With the new company the health care scheme will be entering into direct competition with banks and insurers which have had the market for themselves until now. The new subsidiary will be called Careon.

According to a spokesman, healthcare workers will be able to become a client of the new entity from January 1 2006 for the new levensloop, or life-course, arrangements.

PGGM said in a statement that Careon would aim to be market leader. It expects 60% of all health care employees to opt for a levensloop arrangement, of which PGGM expects to take 45%.

According to PGGM chief financial officer Rene van der Kieft, 45% of total levensloop arrangements in the sector will be Careon clients, which would mean that Careon in the next seven years could have a total investment volume of around €2bn.

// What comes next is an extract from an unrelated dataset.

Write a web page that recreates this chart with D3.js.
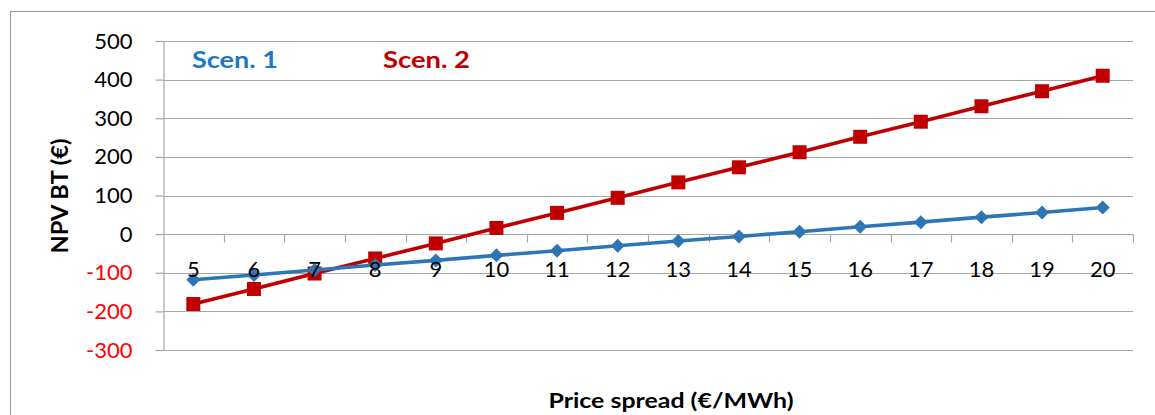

PGGM told IPE that the new company would be totally independent. According to the new legal framework presented by the government, pension funds are not allowed to provide members’ personal information to the new company.

And PGGM will not be allowed to provide Careon information to individual members.

According to PGGM director Heino van Essen: “Careon will be a subsidiary of PGGM with separate financial and information streams.”

Meanwhile, social affairs minister Jan Aart de Geus has warned pension funds to concentrate only on their core business.

According to de Geus, pension funds are only allowed to provide pension payments and other direct associated products.